# [THE EXERCISE]
Quote from the first line below through the line that contains "b_err = [0.3, 8.0, 6.5]", both included, and leave the pictures out.

# [DATA]
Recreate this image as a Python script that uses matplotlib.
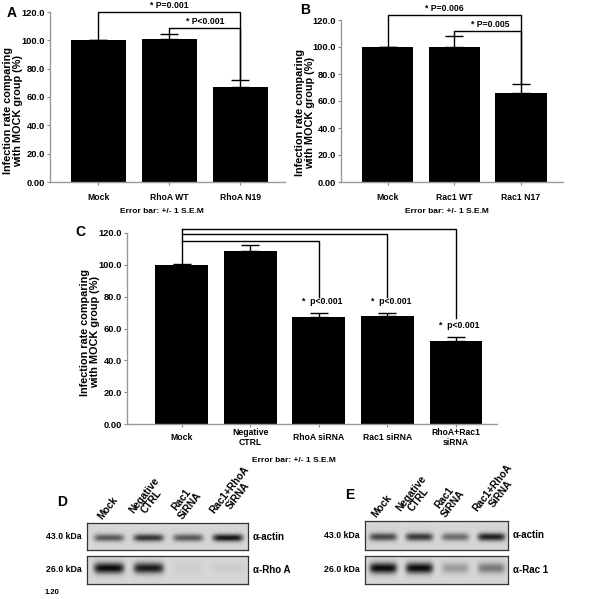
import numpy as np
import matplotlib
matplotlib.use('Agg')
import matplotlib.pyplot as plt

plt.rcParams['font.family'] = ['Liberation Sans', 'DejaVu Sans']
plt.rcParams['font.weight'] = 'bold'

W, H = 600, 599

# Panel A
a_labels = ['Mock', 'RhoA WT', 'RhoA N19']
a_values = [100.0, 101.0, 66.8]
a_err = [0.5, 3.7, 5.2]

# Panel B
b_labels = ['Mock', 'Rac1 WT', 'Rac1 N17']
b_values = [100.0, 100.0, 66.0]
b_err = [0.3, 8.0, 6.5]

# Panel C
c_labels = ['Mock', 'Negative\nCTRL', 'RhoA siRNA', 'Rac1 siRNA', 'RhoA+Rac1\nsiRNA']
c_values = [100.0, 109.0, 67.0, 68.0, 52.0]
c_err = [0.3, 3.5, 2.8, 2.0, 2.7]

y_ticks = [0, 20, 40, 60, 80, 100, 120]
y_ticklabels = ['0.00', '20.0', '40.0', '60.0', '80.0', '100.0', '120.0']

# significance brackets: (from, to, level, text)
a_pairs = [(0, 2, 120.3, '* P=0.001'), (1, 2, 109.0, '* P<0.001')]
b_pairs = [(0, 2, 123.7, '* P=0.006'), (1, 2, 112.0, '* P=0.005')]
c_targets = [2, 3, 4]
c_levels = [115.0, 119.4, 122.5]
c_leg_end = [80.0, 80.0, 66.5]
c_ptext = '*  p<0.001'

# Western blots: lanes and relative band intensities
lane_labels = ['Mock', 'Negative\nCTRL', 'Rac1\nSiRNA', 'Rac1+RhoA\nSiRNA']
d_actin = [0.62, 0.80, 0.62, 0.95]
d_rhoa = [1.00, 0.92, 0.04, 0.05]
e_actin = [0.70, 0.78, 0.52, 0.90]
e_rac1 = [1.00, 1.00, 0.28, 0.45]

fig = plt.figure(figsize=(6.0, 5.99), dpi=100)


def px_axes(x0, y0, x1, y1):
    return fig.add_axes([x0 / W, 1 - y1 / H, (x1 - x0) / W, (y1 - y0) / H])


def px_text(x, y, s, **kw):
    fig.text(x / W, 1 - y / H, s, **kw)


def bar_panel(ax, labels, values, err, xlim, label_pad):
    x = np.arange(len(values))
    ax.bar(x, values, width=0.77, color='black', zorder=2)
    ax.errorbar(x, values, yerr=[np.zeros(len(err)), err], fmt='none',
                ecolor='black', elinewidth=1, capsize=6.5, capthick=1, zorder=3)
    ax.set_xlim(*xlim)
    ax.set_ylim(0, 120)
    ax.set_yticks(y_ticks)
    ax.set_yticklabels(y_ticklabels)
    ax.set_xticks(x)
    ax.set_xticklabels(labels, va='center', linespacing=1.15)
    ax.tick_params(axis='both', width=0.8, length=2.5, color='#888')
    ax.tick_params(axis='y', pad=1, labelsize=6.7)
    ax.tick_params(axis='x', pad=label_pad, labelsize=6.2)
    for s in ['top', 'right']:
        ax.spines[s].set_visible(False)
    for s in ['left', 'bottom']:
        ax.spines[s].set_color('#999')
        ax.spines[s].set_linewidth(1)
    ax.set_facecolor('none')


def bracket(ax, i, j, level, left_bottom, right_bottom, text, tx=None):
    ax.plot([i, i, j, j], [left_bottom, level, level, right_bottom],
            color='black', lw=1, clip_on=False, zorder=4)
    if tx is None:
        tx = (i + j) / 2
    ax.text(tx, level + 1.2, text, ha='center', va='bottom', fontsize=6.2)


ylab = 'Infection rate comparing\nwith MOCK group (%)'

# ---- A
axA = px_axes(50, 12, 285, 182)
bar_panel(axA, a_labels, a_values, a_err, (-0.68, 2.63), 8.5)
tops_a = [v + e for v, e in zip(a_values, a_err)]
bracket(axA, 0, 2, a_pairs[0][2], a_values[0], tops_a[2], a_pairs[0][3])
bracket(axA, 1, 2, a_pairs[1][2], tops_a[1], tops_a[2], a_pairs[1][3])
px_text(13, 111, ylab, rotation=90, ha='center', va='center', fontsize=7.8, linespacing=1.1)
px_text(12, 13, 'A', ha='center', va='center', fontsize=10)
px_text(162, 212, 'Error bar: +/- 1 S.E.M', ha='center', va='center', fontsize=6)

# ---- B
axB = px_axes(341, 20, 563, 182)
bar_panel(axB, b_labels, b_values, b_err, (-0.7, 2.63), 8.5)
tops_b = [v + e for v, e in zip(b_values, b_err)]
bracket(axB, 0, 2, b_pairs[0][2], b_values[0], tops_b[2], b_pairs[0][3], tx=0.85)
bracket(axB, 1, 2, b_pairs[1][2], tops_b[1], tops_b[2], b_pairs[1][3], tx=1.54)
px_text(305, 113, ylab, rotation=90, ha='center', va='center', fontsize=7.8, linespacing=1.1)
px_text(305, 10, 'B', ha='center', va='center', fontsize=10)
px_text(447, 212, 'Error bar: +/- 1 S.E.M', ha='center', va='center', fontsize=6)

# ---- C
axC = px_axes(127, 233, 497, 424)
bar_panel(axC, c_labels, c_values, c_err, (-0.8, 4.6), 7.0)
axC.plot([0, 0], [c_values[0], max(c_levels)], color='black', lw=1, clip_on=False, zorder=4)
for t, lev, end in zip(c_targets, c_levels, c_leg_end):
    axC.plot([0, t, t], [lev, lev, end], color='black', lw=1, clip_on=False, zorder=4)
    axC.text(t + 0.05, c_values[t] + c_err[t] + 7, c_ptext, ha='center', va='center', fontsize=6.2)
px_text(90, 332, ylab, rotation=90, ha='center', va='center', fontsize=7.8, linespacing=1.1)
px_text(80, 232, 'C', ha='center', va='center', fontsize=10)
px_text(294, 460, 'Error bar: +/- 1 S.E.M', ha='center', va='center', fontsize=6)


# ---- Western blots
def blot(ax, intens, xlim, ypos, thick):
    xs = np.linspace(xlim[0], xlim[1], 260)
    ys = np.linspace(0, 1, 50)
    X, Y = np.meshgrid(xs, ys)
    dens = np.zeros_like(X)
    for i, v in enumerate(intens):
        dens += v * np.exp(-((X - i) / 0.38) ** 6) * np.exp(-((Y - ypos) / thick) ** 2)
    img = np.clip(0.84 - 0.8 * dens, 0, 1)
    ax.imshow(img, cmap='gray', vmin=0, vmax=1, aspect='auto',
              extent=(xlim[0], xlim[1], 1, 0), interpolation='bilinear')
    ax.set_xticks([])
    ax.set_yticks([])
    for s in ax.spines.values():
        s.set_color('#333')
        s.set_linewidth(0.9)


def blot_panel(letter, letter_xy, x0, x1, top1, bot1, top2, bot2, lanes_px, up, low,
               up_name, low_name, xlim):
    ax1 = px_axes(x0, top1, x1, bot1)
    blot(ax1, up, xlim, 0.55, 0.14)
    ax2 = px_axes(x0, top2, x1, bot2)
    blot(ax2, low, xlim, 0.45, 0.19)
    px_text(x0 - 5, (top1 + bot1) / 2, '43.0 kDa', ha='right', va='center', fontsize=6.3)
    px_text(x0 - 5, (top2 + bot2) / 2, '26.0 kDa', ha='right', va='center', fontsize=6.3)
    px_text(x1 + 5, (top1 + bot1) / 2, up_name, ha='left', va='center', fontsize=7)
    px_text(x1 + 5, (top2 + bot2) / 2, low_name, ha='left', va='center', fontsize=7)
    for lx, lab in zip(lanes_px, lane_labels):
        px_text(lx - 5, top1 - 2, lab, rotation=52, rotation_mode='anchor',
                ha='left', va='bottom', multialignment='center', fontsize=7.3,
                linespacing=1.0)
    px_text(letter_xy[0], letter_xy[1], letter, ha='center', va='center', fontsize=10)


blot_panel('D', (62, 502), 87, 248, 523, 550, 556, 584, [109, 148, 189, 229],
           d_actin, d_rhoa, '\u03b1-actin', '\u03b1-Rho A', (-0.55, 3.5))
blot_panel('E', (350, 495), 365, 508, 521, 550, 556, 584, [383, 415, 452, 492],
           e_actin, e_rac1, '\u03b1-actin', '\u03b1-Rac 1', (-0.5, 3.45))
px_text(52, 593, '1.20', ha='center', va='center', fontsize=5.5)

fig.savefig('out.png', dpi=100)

# [FULL RESPONSE]
Recreate this image as a Python script that uses matplotlib.
import numpy as np
import matplotlib
matplotlib.use('Agg')
import matplotlib.pyplot as plt

plt.rcParams['font.family'] = ['Liberation Sans', 'DejaVu Sans']
plt.rcParams['font.weight'] = 'bold'

W, H = 600, 599

# Panel A
a_labels = ['Mock', 'RhoA WT', 'RhoA N19']
a_values = [100.0, 101.0, 66.8]
a_err = [0.5, 3.7, 5.2]

# Panel B
b_labels = ['Mock', 'Rac1 WT', 'Rac1 N17']
b_values = [100.0, 100.0, 66.0]
b_err = [0.3, 8.0, 6.5]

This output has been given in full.